[Dataset items]
*****

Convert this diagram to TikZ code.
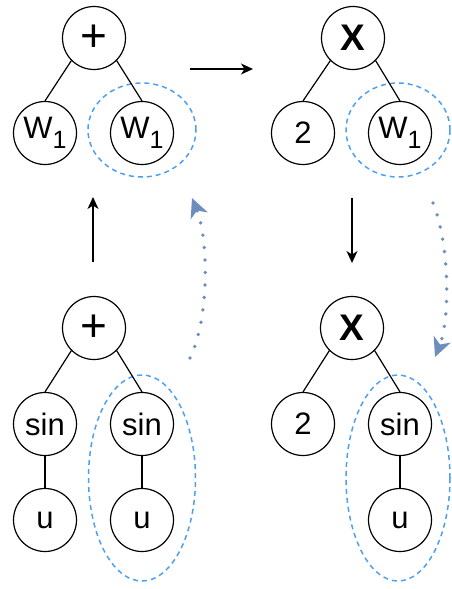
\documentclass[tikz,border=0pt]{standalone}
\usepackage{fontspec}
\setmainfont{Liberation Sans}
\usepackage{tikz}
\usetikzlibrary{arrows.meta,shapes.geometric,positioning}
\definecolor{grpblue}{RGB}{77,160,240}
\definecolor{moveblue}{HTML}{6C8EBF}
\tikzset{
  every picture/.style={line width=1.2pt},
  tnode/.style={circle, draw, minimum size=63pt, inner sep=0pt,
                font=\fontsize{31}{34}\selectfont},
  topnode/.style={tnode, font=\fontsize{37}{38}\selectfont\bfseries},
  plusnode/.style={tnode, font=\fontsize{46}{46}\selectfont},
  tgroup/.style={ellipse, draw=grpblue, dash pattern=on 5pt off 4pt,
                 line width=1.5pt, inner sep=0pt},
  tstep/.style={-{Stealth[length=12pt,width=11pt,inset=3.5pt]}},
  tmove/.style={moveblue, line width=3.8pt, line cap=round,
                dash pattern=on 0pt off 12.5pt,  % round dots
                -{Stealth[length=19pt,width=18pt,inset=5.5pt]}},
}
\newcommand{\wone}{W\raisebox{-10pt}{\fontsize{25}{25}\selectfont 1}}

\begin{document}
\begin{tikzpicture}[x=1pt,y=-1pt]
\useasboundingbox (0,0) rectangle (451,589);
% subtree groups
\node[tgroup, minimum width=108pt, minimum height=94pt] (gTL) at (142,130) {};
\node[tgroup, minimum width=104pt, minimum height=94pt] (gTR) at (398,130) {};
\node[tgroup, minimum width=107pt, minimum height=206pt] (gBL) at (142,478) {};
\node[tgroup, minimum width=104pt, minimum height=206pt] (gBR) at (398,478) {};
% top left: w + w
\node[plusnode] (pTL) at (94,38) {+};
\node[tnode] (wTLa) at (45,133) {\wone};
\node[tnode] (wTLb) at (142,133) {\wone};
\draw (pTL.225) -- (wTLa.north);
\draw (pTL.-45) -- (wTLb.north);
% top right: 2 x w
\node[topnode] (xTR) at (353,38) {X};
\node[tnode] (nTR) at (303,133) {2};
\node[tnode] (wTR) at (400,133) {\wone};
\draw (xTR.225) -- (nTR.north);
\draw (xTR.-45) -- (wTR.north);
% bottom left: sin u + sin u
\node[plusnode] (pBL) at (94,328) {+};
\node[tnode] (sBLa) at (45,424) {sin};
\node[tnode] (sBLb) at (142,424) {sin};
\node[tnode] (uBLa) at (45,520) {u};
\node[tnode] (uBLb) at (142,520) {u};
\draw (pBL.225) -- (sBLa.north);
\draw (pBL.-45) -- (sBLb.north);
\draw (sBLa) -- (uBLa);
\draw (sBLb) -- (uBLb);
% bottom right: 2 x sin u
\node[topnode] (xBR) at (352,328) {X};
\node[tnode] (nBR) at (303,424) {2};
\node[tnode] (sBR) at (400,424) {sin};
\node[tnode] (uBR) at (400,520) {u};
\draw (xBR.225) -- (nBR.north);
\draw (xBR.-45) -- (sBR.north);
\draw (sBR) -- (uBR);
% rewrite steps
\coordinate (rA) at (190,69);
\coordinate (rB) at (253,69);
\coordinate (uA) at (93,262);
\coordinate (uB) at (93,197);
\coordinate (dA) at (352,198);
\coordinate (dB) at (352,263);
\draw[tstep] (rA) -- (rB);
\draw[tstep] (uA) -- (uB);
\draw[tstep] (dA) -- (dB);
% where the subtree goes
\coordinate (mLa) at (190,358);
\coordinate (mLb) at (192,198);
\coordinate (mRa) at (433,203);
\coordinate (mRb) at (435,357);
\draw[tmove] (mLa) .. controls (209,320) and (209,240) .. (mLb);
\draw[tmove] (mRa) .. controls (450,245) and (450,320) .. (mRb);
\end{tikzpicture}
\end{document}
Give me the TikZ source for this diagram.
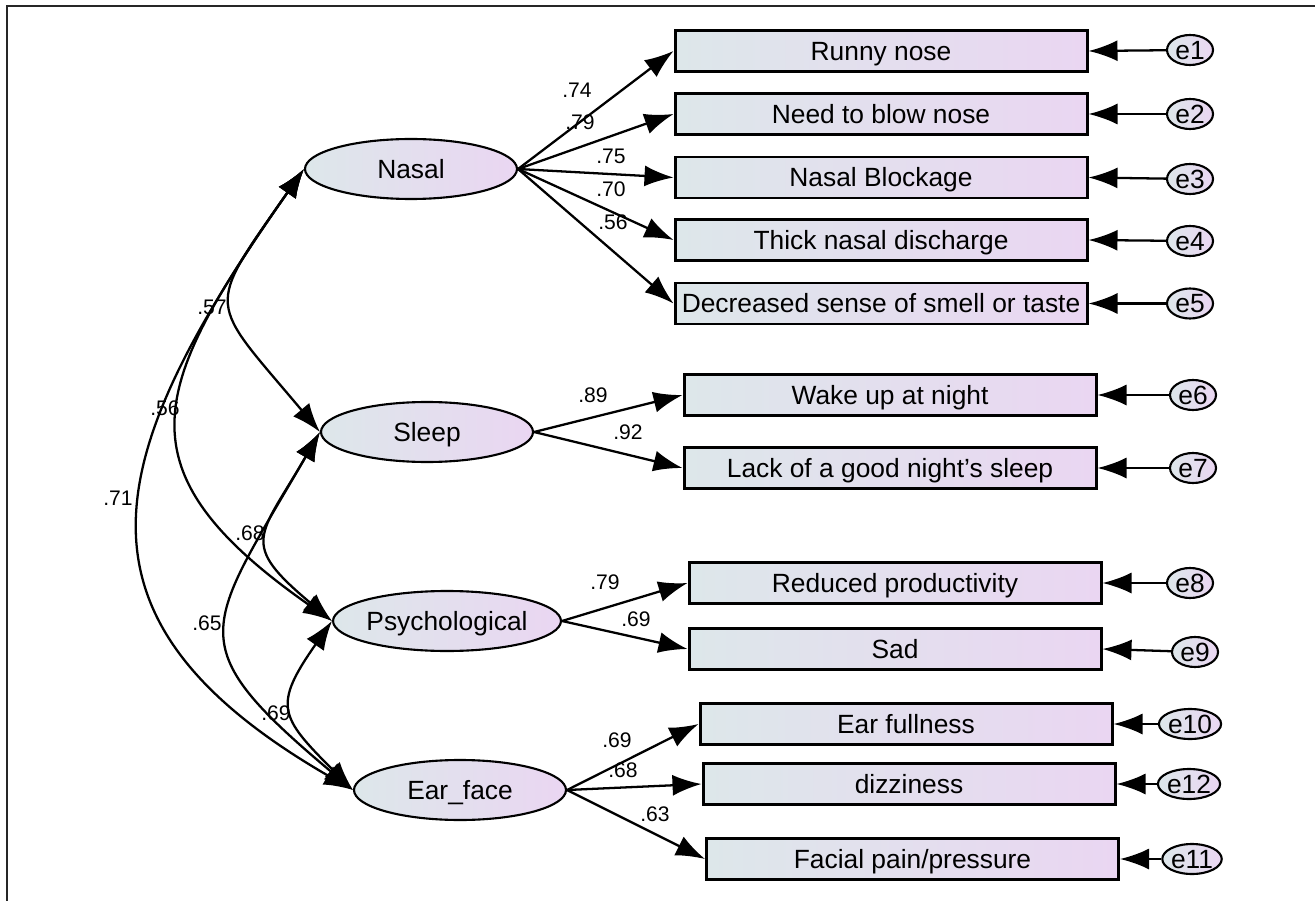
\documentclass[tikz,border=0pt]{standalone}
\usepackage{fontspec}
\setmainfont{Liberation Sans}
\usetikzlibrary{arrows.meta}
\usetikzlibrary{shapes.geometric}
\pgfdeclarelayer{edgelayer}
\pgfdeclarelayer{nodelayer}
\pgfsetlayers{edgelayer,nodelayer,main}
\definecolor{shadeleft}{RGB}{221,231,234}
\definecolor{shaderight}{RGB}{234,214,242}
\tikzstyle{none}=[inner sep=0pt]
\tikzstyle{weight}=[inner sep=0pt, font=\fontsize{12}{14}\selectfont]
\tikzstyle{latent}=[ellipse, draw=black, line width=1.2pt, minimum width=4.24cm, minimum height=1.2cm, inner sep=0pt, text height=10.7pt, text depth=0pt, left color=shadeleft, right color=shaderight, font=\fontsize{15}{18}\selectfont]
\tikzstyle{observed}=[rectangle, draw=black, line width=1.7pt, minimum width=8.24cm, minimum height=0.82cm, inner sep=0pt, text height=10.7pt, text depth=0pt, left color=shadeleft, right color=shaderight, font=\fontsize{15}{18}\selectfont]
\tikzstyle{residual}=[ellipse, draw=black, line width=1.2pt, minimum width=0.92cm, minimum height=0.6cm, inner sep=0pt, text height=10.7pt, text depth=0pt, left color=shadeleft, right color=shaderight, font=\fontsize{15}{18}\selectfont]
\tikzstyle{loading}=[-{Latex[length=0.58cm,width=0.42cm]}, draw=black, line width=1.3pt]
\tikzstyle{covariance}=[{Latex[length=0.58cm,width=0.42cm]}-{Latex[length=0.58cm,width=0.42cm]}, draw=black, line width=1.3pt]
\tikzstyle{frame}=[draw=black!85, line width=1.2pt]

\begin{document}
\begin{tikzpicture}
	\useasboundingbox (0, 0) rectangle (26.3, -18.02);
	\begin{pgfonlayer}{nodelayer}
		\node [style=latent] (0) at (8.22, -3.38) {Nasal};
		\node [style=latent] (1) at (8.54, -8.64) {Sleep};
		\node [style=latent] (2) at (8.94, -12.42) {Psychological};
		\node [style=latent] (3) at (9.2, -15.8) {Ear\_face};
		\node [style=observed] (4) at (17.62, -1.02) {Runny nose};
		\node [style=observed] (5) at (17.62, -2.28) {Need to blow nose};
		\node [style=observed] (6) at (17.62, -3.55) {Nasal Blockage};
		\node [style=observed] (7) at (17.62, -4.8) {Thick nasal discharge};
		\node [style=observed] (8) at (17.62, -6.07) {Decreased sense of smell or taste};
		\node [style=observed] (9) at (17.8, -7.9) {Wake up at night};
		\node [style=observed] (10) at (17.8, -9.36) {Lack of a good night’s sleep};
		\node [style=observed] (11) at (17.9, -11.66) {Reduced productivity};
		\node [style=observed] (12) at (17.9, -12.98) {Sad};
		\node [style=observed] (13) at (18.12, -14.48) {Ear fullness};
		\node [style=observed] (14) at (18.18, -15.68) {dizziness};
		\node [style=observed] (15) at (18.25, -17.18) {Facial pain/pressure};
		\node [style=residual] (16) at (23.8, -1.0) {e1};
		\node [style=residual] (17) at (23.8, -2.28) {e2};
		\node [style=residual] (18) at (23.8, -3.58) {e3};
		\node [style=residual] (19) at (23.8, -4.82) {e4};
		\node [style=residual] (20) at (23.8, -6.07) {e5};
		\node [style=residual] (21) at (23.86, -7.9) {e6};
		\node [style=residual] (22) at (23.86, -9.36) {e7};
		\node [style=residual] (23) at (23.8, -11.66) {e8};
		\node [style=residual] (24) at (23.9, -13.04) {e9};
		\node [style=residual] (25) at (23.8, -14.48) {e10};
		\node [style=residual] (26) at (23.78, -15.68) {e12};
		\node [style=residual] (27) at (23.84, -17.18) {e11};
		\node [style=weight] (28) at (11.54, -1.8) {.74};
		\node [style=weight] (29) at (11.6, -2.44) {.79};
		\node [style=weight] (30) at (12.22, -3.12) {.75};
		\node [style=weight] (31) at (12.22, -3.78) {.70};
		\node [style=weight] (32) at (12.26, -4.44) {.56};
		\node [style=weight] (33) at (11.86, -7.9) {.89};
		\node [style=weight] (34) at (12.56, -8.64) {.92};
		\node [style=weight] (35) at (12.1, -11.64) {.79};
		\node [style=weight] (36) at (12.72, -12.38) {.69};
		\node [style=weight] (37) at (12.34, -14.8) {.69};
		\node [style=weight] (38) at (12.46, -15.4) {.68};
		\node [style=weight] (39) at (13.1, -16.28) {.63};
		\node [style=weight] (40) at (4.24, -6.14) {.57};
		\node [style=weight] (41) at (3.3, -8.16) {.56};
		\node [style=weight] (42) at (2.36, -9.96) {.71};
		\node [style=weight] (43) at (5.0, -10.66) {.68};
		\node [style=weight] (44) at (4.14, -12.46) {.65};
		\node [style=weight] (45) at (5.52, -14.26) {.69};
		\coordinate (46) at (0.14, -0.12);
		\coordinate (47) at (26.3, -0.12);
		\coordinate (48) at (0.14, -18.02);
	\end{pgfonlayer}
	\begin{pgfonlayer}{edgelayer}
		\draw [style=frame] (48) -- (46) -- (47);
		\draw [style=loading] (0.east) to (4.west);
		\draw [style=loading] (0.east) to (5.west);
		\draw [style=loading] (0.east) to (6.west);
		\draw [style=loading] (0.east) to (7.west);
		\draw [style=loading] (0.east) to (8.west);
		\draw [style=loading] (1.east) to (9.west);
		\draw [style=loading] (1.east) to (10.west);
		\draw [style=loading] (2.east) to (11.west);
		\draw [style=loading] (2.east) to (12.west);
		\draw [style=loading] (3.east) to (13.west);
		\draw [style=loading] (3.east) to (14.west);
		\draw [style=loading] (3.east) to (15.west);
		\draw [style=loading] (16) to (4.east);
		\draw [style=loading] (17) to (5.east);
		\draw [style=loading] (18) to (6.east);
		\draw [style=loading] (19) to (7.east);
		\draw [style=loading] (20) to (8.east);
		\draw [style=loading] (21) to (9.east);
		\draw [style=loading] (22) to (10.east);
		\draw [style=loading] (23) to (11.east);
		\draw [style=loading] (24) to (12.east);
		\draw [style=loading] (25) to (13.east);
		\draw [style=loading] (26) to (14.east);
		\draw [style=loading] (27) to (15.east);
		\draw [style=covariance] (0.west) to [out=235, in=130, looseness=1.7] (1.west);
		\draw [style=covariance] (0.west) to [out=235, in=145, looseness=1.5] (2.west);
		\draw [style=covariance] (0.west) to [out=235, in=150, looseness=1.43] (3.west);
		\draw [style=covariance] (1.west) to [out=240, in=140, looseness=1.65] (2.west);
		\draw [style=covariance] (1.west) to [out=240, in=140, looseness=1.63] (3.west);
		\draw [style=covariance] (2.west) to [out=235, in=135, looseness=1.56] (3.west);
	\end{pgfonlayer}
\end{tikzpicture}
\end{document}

*****

Out of the material above, gather each line where "diagram" appears.

Convert this diagram to TikZ code.
Give me the TikZ source for this diagram.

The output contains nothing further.